Unfortunately, a lot of disposable cameras in stores sit on shelves until they expire because people don't buy them. The expired cameras and virtually useless rolls of film get sent back to the manufacturer for disposal, or just ditched in the garbage by the store. It's sad, because that's a lot of perfectly good film expiring and being wasted. And these little cameras are a lot of fun, the photos are always a surprise when they come back and you can get some beautiful-looking ones sometimes provided you follow the proper instructions.
There were many more I could have listed, but I don't have the time at the moment. And I'm not trying to sound stuck-up or anything; there are several cell phone users who can still appreciate and understand the detailed, colorful beauty of film and the amazing way it sounds when a needle on a record player begins spinning on the surface of the vinyl. There are people with Twitter accounts who still watch VCR tapes on a CRT television. The problem is, they're in the minority now. And businesses will only keep manufacturing these items as long as there's a lot of money to be made, so there has to be a relatively large demand for them. The only way to keep these older technologies alive is not to fall into the trap of modern tech addiction, stumbling around in streets and hallways texting like your life depends on it. We have all of this new technology popping up every day, we live in the digital age, but that doesn't necessarily mean it's better.

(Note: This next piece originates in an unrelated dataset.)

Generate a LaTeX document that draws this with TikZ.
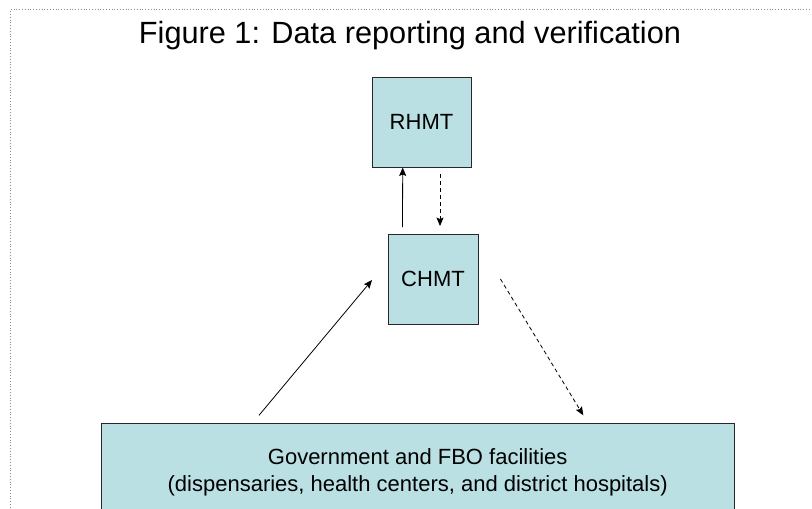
\documentclass[tikz,border=0pt]{standalone}
\usepackage{fontspec}
\setmainfont{Liberation Sans}
\usetikzlibrary{arrows.meta}
\definecolor{boxfill}{RGB}{186,224,227}
\definecolor{boxline}{RGB}{40,40,40}
\tikzset{
  unitbox/.style={draw=boxline, fill=boxfill, line width=0.9pt, inner sep=0pt,
    font=\fontsize{22}{27.3}\selectfont, align=center},
  flow/.style={line width=0.8pt, -{Stealth[length=8.5pt,width=7pt,inset=1.5pt]}},
  back/.style={flow, dash pattern=on 4pt off 3pt},
  frame/.style={draw=black!45, dotted, line width=0.8pt}
}
\begin{document}
\begin{tikzpicture}[x=1pt, y=-1pt]
  \useasboundingbox (0,0) rectangle (812,509);
  \clip (0,0) rectangle (812,509);

  % outer dotted frame (only top and left edges fall on the page)
  \draw[frame] (10.5,530) -- (10.5,9.5) -- (830,9.5);

  % title
  \node[anchor=base, font=\fontsize{30.7}{36}\selectfont, inner sep=0pt] (title)
    at (410,43.5) {Figure 1: Data reporting and verification};

  % reporting units
  \node[unitbox, minimum width=99pt, minimum height=90pt] (rhmt) at (421.5,122) {RHMT};
  \node[unitbox, minimum width=90pt, minimum height=90pt] (chmt) at (433,279) {CHMT};
  \node[unitbox, anchor=north, minimum width=633pt, minimum height=98pt] (fac) at (417.7,423)
    {Government and FBO facilities\\(dispensaries, health centers, and district hospitals)};

  % reporting upwards (solid) and feedback downwards (dashed)
  \draw[flow] ([xshift=-30.5pt, yshift=6.5pt]chmt.north) -- ([xshift=-18.8pt]rhmt.south);
  \draw[back] ([xshift=18.5pt, yshift=-7pt]rhmt.south) -- ([xshift=7pt, yshift=7.5pt]chmt.north);
  \draw[flow] ([xshift=-158.7pt, yshift=7.7pt]fac.north) -- ([xshift=-15.5pt, yshift=-1pt]chmt.west);
  \draw[back] ([xshift=22pt]chmt.east) -- ([xshift=165.6pt, yshift=7.7pt]fac.north);
\end{tikzpicture}
\end{document}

Other technologies that went "out of style" but can still be found in some places:
Bubble lights were very popular several decades ago. LED's and other styles have replaced them, but they can be found online (eBay, Etsy, a few Christmas specialty places carry them), and local thrift stores get them in from time to time.
Laserdiscs haven't been mass-produced anywhere for years, but thrift stores and used online stores sell them, usually with 1980's films on them (a laserdisc is kind of like a vinyl record sized DVD). As of 2013, Japan still sells and manufactures laserdisc players.